▶ [STORED DATA]:
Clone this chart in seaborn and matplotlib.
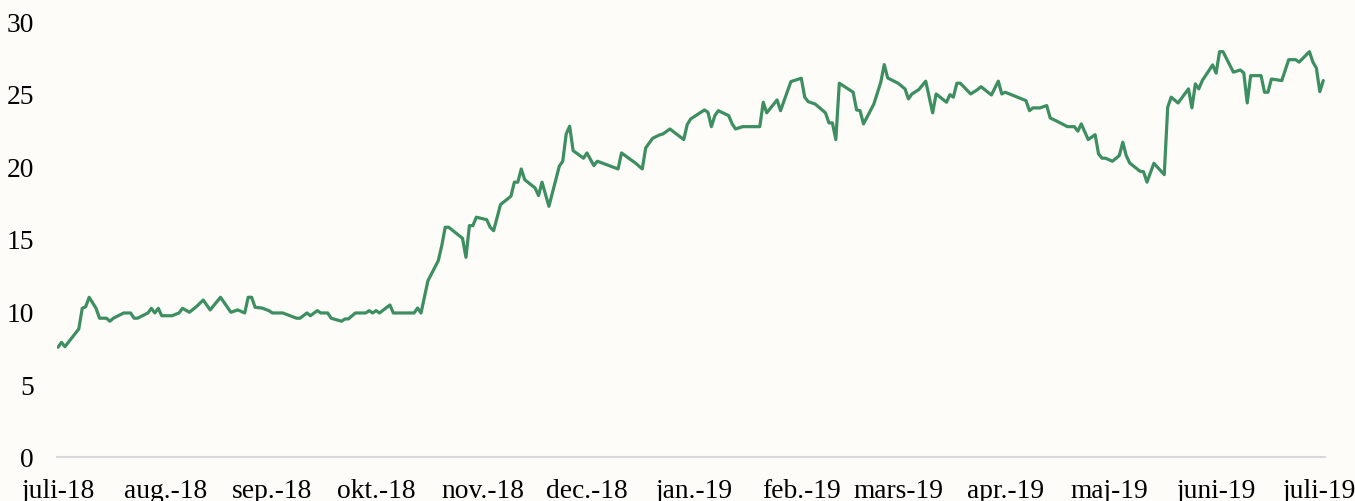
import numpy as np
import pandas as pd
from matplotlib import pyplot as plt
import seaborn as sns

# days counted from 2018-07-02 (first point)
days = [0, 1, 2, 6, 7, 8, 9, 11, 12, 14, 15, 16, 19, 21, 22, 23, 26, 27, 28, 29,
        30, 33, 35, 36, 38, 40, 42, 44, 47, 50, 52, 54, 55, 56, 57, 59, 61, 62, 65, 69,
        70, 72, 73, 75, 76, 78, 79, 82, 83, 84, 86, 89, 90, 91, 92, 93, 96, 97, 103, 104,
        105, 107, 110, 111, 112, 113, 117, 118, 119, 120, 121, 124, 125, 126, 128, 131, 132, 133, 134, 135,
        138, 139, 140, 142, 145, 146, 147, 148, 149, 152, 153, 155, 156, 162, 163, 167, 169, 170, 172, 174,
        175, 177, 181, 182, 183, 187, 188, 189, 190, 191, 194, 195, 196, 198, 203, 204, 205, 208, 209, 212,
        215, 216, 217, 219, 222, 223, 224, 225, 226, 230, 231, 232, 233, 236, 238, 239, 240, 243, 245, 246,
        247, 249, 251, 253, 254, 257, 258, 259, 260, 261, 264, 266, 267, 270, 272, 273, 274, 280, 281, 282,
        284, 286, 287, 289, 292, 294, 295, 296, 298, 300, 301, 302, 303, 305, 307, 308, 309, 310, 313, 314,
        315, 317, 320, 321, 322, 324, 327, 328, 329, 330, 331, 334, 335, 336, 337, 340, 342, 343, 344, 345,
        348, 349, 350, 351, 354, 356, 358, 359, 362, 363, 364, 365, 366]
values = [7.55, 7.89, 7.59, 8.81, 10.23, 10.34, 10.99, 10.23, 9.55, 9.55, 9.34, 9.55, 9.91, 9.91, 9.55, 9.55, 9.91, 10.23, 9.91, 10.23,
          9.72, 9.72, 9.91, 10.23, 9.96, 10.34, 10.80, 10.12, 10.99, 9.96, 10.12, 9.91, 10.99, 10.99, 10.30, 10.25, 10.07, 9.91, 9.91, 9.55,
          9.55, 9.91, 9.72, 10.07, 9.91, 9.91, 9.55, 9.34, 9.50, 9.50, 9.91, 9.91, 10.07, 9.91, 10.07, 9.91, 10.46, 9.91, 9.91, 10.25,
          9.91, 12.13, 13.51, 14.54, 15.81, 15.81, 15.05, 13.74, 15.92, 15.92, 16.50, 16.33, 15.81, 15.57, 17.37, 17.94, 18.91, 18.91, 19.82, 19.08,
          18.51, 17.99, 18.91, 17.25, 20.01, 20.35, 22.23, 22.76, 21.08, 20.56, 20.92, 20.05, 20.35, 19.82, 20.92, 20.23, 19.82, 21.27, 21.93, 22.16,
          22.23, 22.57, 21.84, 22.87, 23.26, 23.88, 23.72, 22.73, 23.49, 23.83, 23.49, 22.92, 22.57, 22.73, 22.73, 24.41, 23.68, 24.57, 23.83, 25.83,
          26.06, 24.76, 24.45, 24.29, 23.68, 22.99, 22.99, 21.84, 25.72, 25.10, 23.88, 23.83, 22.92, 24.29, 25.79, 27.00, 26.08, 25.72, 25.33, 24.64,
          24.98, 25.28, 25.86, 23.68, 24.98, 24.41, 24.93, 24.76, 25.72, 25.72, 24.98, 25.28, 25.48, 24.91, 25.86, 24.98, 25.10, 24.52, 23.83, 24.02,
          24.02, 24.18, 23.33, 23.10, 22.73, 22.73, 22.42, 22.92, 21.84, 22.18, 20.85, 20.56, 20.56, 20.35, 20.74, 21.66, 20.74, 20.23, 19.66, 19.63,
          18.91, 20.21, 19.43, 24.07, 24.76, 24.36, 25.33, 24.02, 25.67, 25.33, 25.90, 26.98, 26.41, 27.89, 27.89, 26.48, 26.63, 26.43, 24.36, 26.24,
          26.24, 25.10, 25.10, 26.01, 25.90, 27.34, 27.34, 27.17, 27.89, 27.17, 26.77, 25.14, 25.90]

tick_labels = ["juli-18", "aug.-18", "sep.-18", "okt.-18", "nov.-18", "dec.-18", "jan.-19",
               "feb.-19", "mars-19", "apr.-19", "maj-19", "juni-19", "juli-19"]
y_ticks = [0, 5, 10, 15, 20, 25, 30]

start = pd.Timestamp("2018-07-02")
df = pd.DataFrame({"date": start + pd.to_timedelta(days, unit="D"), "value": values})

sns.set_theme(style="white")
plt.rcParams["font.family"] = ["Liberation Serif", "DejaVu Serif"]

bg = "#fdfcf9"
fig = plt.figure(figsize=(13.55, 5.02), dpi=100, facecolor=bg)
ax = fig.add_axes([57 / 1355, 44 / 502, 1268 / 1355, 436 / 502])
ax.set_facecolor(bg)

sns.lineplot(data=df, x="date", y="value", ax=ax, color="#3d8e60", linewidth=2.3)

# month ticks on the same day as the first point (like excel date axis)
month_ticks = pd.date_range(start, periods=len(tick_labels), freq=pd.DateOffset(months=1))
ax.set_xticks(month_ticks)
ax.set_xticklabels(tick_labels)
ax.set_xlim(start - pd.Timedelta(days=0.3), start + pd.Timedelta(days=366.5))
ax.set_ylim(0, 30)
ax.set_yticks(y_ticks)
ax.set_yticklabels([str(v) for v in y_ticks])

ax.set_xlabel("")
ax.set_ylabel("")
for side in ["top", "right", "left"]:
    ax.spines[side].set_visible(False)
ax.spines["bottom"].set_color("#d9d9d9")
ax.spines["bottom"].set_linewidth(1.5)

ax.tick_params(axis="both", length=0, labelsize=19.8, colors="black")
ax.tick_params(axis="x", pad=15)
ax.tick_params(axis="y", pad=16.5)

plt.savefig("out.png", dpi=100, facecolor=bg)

▶ [GOAL]:
Reproduce the material above from its first line through the line containing "import seaborn as sns", both ends included, and skip every picture.

▶ [ANSWER BELOW]:
Clone this chart in seaborn and matplotlib.
import numpy as np
import pandas as pd
from matplotlib import pyplot as plt
import seaborn as sns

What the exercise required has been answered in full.